▸ Material:
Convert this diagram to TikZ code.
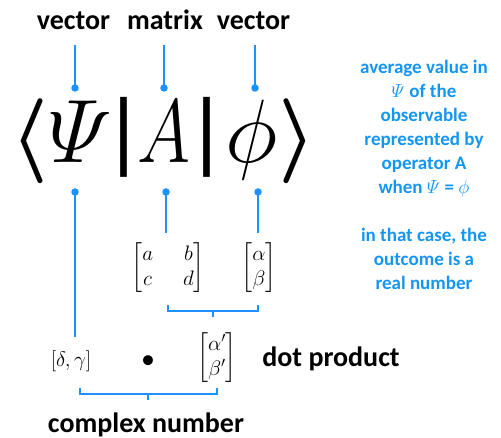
\RequirePackage{fix-cm}
\documentclass[tikz,border=0pt]{standalone}
\usepackage{amsmath}
\usepackage{fontspec}
\setmainfont{Carlito}
\newfontfamily\dejavu{DejaVu Sans}
\definecolor{lineblue}{RGB}{30,144,255}
\definecolor{textblue}{RGB}{20,150,240}
\begin{document}
\begin{tikzpicture}[x=1pt,y=-1pt,
  conn/.style={draw=lineblue,line width=1.8pt},
  dotnode/.style={circle,fill=lineblue,inner sep=0pt,minimum size=7.5pt},
  lbl/.style={font=\fontsize{28}{30}\selectfont\bfseries,inner sep=0pt,anchor=base},
  big/.style={font=\fontsize{90}{90}\selectfont,inner sep=0pt,anchor=base},
  barsty/.style={font=\dejavu\fontsize{80}{80}\selectfont,inner sep=0pt,anchor=base},
  angsty/.style={font=\fontsize{85}{85}\selectfont,inner sep=0pt,anchor=base},
  sm/.style={font=\fontsize{21}{25}\selectfont,inner sep=0pt},
  bracesty/.style={draw=lineblue,line width=1.2pt}
]
\useasboundingbox (0,0) rectangle (501,438);
% top labels
\node[lbl] (lv1) at (73.5,30) {vector};
\node[lbl] (lm) at (165,30) {matrix};
\node[lbl] (lv2) at (253.5,30) {vector};
% big bra-ket
\node[angsty] (la) at (30,163) {$\boldsymbol{\langle}$};
\node[big] (psi) at (80,163) {$\varPsi$};
\node[barsty] (bar1) at (124,159) {\makebox[0pt]{|}};
\node[big] (A) at (164,163) {\scalebox{0.8}[1]{$A$}};
\node[barsty] (bar2) at (207,159) {\makebox[0pt]{|}};
\node[big] (phi) at (252,163) {$\phi$};
\node[angsty] (ra) at (298,163) {$\boldsymbol{\rangle}$};
% dots
\node[dotnode] (t1) at (75,88) {};
\node[dotnode] (t2) at (164,88) {};
\node[dotnode] (t3) at (255,88) {};
\node[dotnode] (b1) at (75,192) {};
\node[dotnode] (b2) at (166,192) {};
\node[dotnode] (b3) at (258,192) {};
\coordinate (t1e) at (75,45);
\coordinate (t2e) at (164,45);
\coordinate (t3e) at (255,45);
\coordinate (b1e) at (75,337);
\coordinate (b2e) at (166,233);
\coordinate (b3e) at (258,233);
\draw[conn] (t1e) -- (t1.center);
\draw[conn] (t2e) -- (t2.center);
\draw[conn] (t3e) -- (t3.center);
\draw[conn] (b1.center) -- (b1e);
\draw[conn] (b2.center) -- (b2e);
\draw[conn] (b3.center) -- (b3e);
% matrices
\node[sm] (mat) at (168,268) {$\arraycolsep=15pt\begin{bmatrix} a & b\\ c & d\end{bmatrix}$};
\node[sm] (vec) at (259,268) {$\begin{bmatrix}\alpha\\ \beta\end{bmatrix}$};
% upper brace
\draw[bracesty] (168,305) -- (168,311) -- (258,311) -- (258,305);
\draw[bracesty] (213,311) -- (213,317);
% lower row
\node[sm] (dg) at (71,361) {$[\delta,\gamma]$};
\node[font=\fontsize{28}{30}\selectfont,inner sep=0pt] (dotp) at (148,362) {•};
\node[sm] (vp) at (217,358) {$\begin{bmatrix}\alpha'\\ \beta'\end{bmatrix}$};
\node[lbl] (dp) at (331,367) {dot product};
% lower brace
\draw[bracesty] (80,388) -- (80,394) -- (217,394) -- (217,388);
\draw[bracesty] (148,394) -- (148,400);
\node[lbl] (cn) at (146,432) {complex number};
% note
\node[font=\fontsize{19}{24}\selectfont\bfseries, text=textblue, align=center, anchor=north, inner sep=0pt] (note) at (424,60)
 {average value in\\ $\varPsi$ of the\\ observable\\ represented by\\ operator A\\ when $\varPsi$ = $\phi$\\[24pt] in that case, the\\ outcome is a\\ real number};
\end{tikzpicture}
\end{document}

▸ Problem to work on: In your copy, leave out the pictures and reproduce the material above exactly.

▸ Solution for this exercise:
Convert this diagram to TikZ code.
\RequirePackage{fix-cm}
\documentclass[tikz,border=0pt]{standalone}
\usepackage{amsmath}
\usepackage{fontspec}
\setmainfont{Carlito}
\newfontfamily\dejavu{DejaVu Sans}
\definecolor{lineblue}{RGB}{30,144,255}
\definecolor{textblue}{RGB}{20,150,240}
\begin{document}
\begin{tikzpicture}[x=1pt,y=-1pt,
  conn/.style={draw=lineblue,line width=1.8pt},
  dotnode/.style={circle,fill=lineblue,inner sep=0pt,minimum size=7.5pt},
  lbl/.style={font=\fontsize{28}{30}\selectfont\bfseries,inner sep=0pt,anchor=base},
  big/.style={font=\fontsize{90}{90}\selectfont,inner sep=0pt,anchor=base},
  barsty/.style={font=\dejavu\fontsize{80}{80}\selectfont,inner sep=0pt,anchor=base},
  angsty/.style={font=\fontsize{85}{85}\selectfont,inner sep=0pt,anchor=base},
  sm/.style={font=\fontsize{21}{25}\selectfont,inner sep=0pt},
  bracesty/.style={draw=lineblue,line width=1.2pt}
]
\useasboundingbox (0,0) rectangle (501,438);
% top labels
\node[lbl] (lv1) at (73.5,30) {vector};
\node[lbl] (lm) at (165,30) {matrix};
\node[lbl] (lv2) at (253.5,30) {vector};
% big bra-ket
\node[angsty] (la) at (30,163) {$\boldsymbol{\langle}$};
\node[big] (psi) at (80,163) {$\varPsi$};
\node[barsty] (bar1) at (124,159) {\makebox[0pt]{|}};
\node[big] (A) at (164,163) {\scalebox{0.8}[1]{$A$}};
\node[barsty] (bar2) at (207,159) {\makebox[0pt]{|}};
\node[big] (phi) at (252,163) {$\phi$};
\node[angsty] (ra) at (298,163) {$\boldsymbol{\rangle}$};
% dots
\node[dotnode] (t1) at (75,88) {};
\node[dotnode] (t2) at (164,88) {};
\node[dotnode] (t3) at (255,88) {};
\node[dotnode] (b1) at (75,192) {};
\node[dotnode] (b2) at (166,192) {};
\node[dotnode] (b3) at (258,192) {};
\coordinate (t1e) at (75,45);
\coordinate (t2e) at (164,45);
\coordinate (t3e) at (255,45);
\coordinate (b1e) at (75,337);
\coordinate (b2e) at (166,233);
\coordinate (b3e) at (258,233);
\draw[conn] (t1e) -- (t1.center);
\draw[conn] (t2e) -- (t2.center);
\draw[conn] (t3e) -- (t3.center);
\draw[conn] (b1.center) -- (b1e);
\draw[conn] (b2.center) -- (b2e);
\draw[conn] (b3.center) -- (b3e);
% matrices
\node[sm] (mat) at (168,268) {$\arraycolsep=15pt\begin{bmatrix} a & b\\ c & d\end{bmatrix}$};
\node[sm] (vec) at (259,268) {$\begin{bmatrix}\alpha\\ \beta\end{bmatrix}$};
% upper brace
\draw[bracesty] (168,305) -- (168,311) -- (258,311) -- (258,305);
\draw[bracesty] (213,311) -- (213,317);
% lower row
\node[sm] (dg) at (71,361) {$[\delta,\gamma]$};
\node[font=\fontsize{28}{30}\selectfont,inner sep=0pt] (dotp) at (148,362) {•};
\node[sm] (vp) at (217,358) {$\begin{bmatrix}\alpha'\\ \beta'\end{bmatrix}$};
\node[lbl] (dp) at (331,367) {dot product};
% lower brace
\draw[bracesty] (80,388) -- (80,394) -- (217,394) -- (217,388);
\draw[bracesty] (148,394) -- (148,400);
\node[lbl] (cn) at (146,432) {complex number};
% note
\node[font=\fontsize{19}{24}\selectfont\bfseries, text=textblue, align=center, anchor=north, inner sep=0pt] (note) at (424,60)
 {average value in\\ $\varPsi$ of the\\ observable\\ represented by\\ operator A\\ when $\varPsi$ = $\phi$\\[24pt] in that case, the\\ outcome is a\\ real number};
\end{tikzpicture}
\end{document}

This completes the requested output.